PESCARA Che siano i 19 euro dell'ex consigliere regionale Alessandra Petri o i 24 mila euro dell'ex presidente Gianni Chiodi non importa. Per la Procura di Pescara i 25 indagati nell'ambito dell'inchiesta «Rimborsopoli» sulle presunte rendicontazioni gonfiate e non consegnate sono tutti responsabili di quel «malcostume assurto ormai a normalità» che a gennaio ha fatto letteralmente esplodere la ormai ex Giunta regionale polverizzata, o quasi, quattro mesi dopo quando gli abruzzesi sono stati chiamati al voto.
L'indagine, in sostanza, si chiude esattamente così come era iniziata confermando l'impianto accusatorio sciorinato nelle 255 pagine dell'informativa consegnata dai carabinieri ai pm Giuseppe Bellelli e Giampiero Di Florio sei mesi fa: Chiodi, l'ex presidente del Consiglio regionale Nazario Pagano, l'ex vicepresidente Alfredo Castiglione, l'ex assessore all'Agricoltura Mauro Febbo e altri 21, tra ex assessori ed ex consiglieri, devono rispondere tutti di peculato, truffa e falso ideologico. Cene, alberghi a cinque stelle e pernottamenti con parenti amici ed amanti in Italia e all'estero hanno in realtà trasformato in men che non si dica un'inchiesta sul presunto sperpero del denaro pubblico in quella del gossip da rivista patinata con personaggi pubblici impegnati a dare giustificazioni sulle loro notti galeotte piuttosto che sull'uso delle carte di credito fornite dalla Regione.
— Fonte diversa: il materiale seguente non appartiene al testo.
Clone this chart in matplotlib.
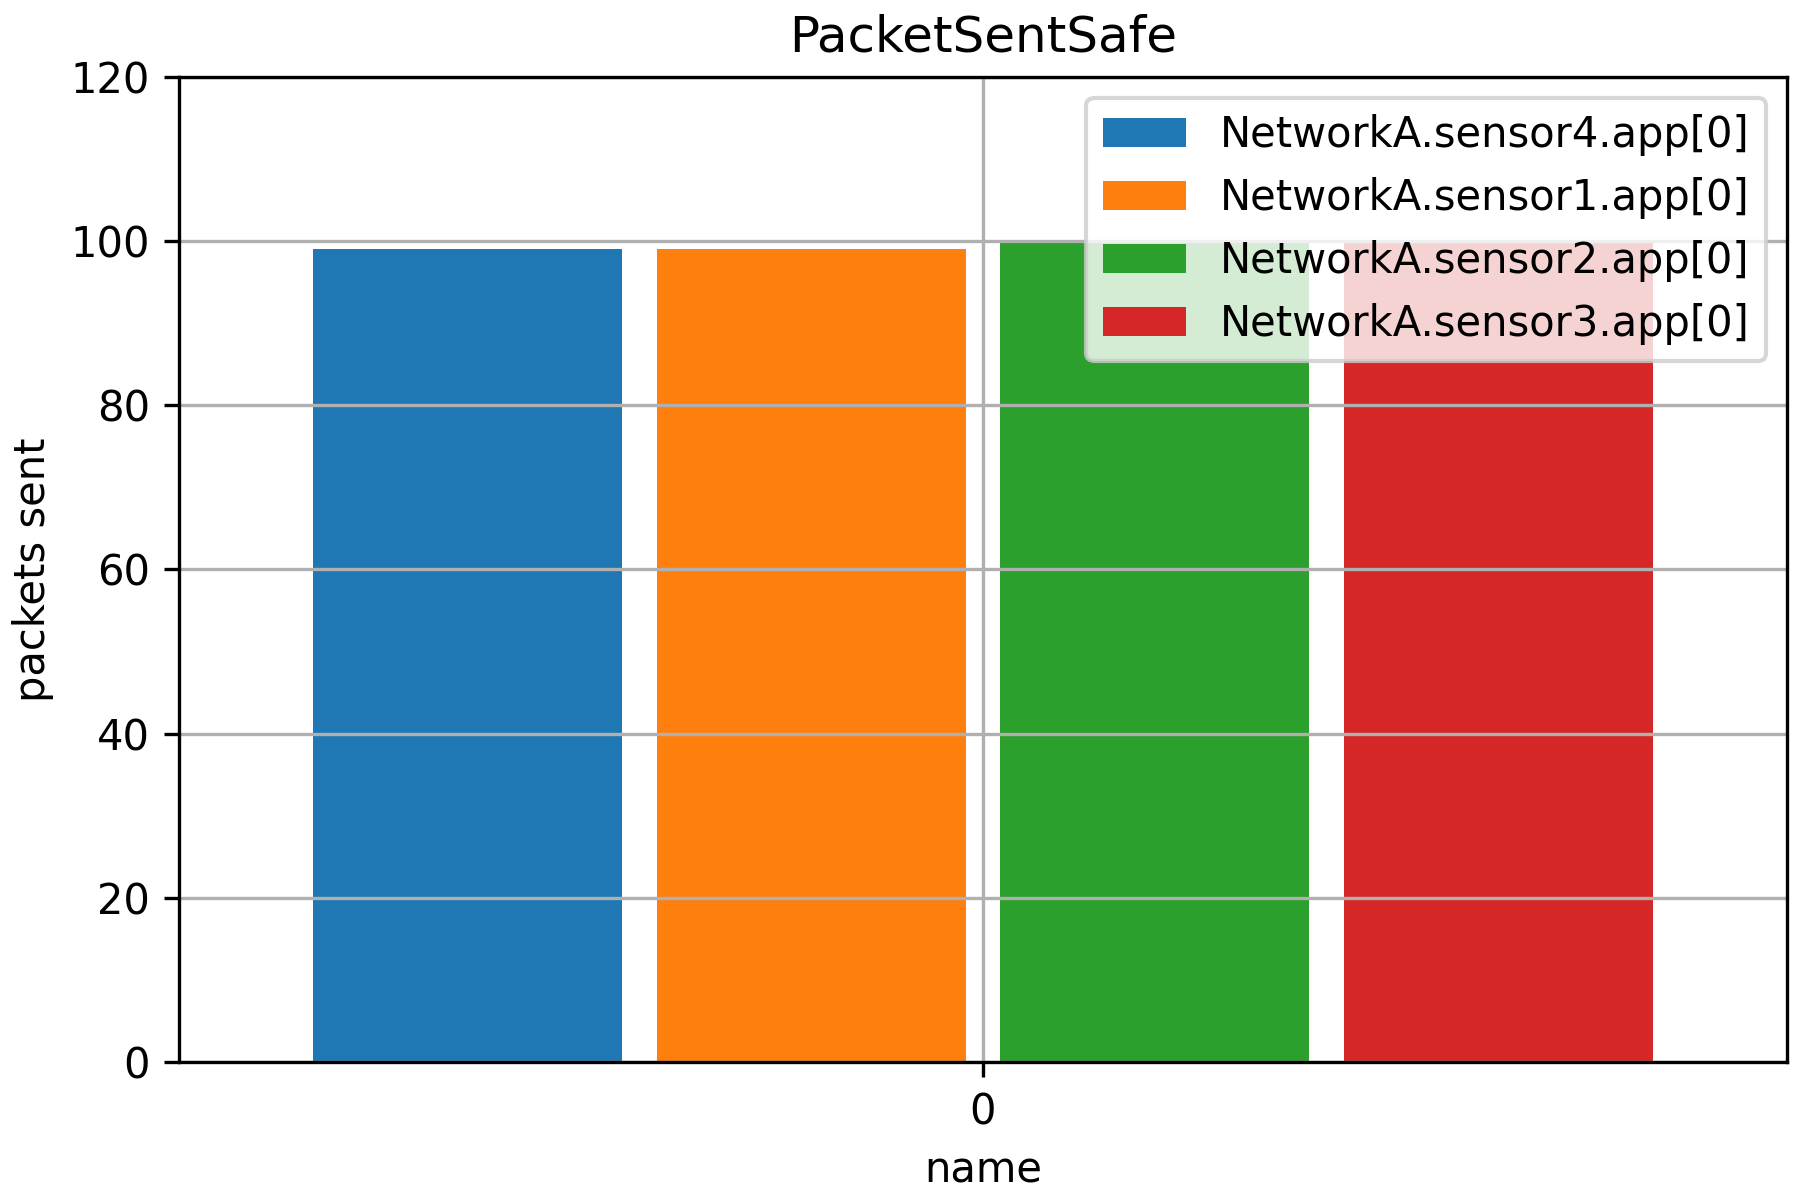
import numpy as np
import matplotlib
matplotlib.use("Agg")
import matplotlib.pyplot as plt

# one group ("0") with one bar per app
names = ["NetworkA.sensor4.app[0]", "NetworkA.sensor1.app[0]",
         "NetworkA.sensor2.app[0]", "NetworkA.sensor3.app[0]"]
packets_sent = [99, 99, 100, 100]
group_labels = ["0"]

fig, ax = plt.subplots(figsize=(6, 4), dpi=300)

n = len(names)
step = 0.5 / n
offsets = (np.arange(n) - (n - 1) / 2) * step
for i, (name, val) in enumerate(zip(names, packets_sent)):
    ax.bar(0 + offsets[i], val, width=step * 0.9, label=name, color=f"C{i}")

ax.margins(x=0.1)
ax.set_xticks([0])
ax.set_xticklabels(group_labels)
ax.set_ylim(0, 120)
ax.set_yticks(range(0, 121, 20))
ax.grid(True)
ax.set_title("PacketSentSafe")
ax.set_xlabel("name")
ax.set_ylabel("packets sent")
ax.legend(loc="upper right")

fig.subplots_adjust(left=0.0994, right=0.9928, top=0.936, bottom=0.115)
fig.savefig("out.png", dpi=300)
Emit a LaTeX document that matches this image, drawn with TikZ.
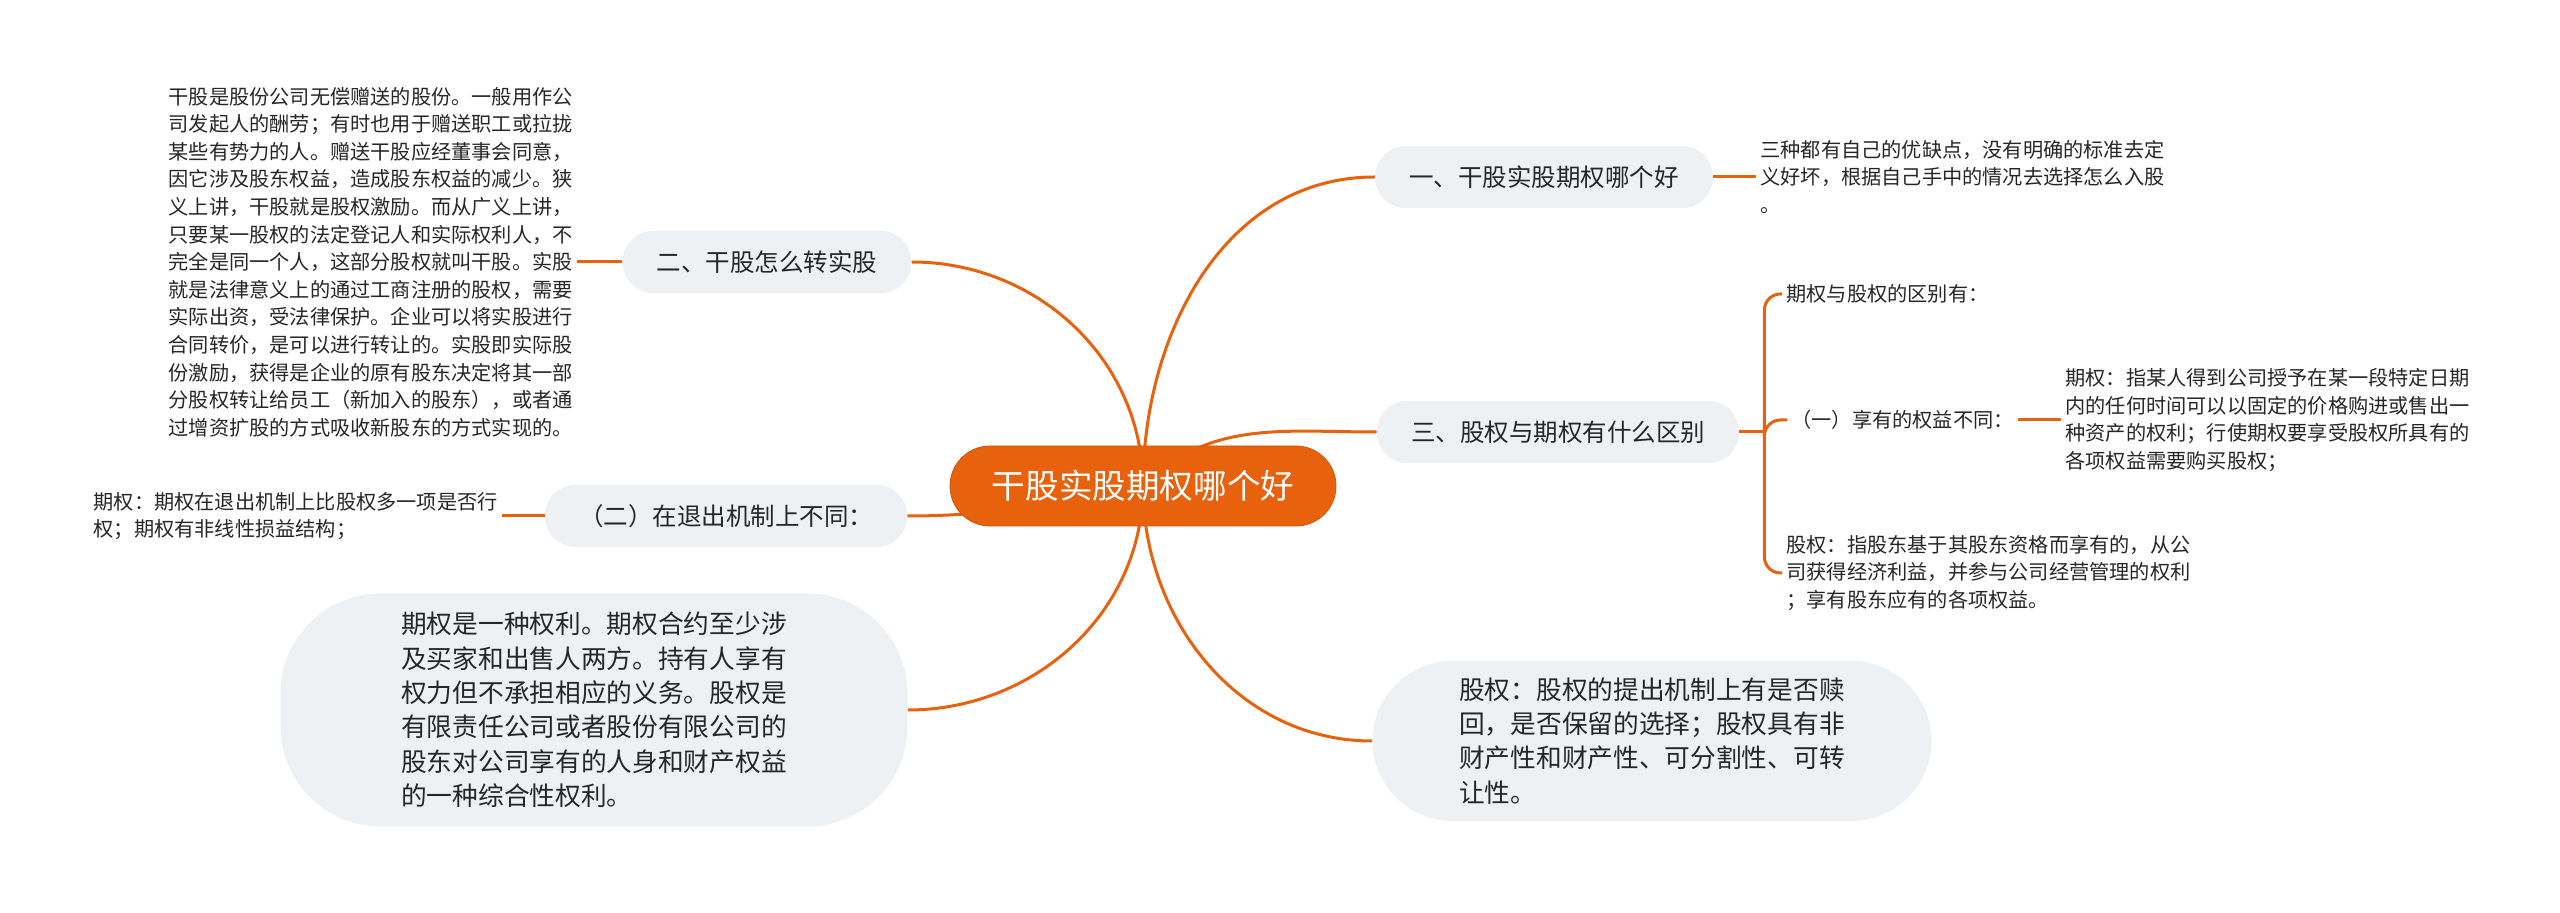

Se Chiodi si è ritrovato ad ammettere pubblicamente di aver passato una notte con quella che poi sarebbe diventata consigliera alle Pari Opportunità, Letizia Marinelli, dimostrando poi di aver però pagato di tasca sua la stanza, a suo carico gli episodi contestati restano comunque tanti primo tra tutti quel biglietto da duemila e 800 euro pagato alla moglie per un viaggio a Washington e registrato con il nome di lei sulla ricevuta della carta di credito. Non meglio è andata a Pagano e Castiglione con il primo habitué, secondo la Procura, delle «belle donne e degli alberghi a 5 stelle» e il secondo amante invece di «cene extralusso»come quella da oltre 200 euro a base di aragoste consumata nel ristorante «I due ghiottoni» di Bari. Per Febbo restano in piedi le contestazioni relative ai soggiorni al Vinitaly nel periodo del suo assessorato per le quali sarebbe arrivato a spendere, per il solo pernottamento, fino a 782 euro. Ci sono poi i viveur dell'ex Giunta regionale tra cui spicca certamente il nome di Mauro Di Dalmazio che in un viaggio istituzionale a Cernobbio avrebbe scalato «100 euro dalla sua carta di credito istituzionale per pagare quattro Campari orange e due bottiglie di vino bianco». Un'inchiesta, quella della Rimborsopoli abruzzese, che se vuole affermare il principio per cui, si potrebbe dire, non è la somma che fa il totale, si trova anche ad affrontare il paradosso per cui 5 dei 25 indagati occupano ancora le poltrone regionali. Questi, Chiodi e tutti gli altri personaggi di spicco della politica locale, secondo l'accusa, avrebbero abusato della formula «nell'espletamento delle loro funzioni” per coprire i loro «raggiri» trasformatosi improvvisamente, si legge nell'informativa dei carabinieri, in ricostruzioni «lacunose e caratterizzate da gravi e ampie amnesie». Le difese avranno ora 20 giorni per depositare le loro memorie prima che l'azione penale prenda pienamente forma.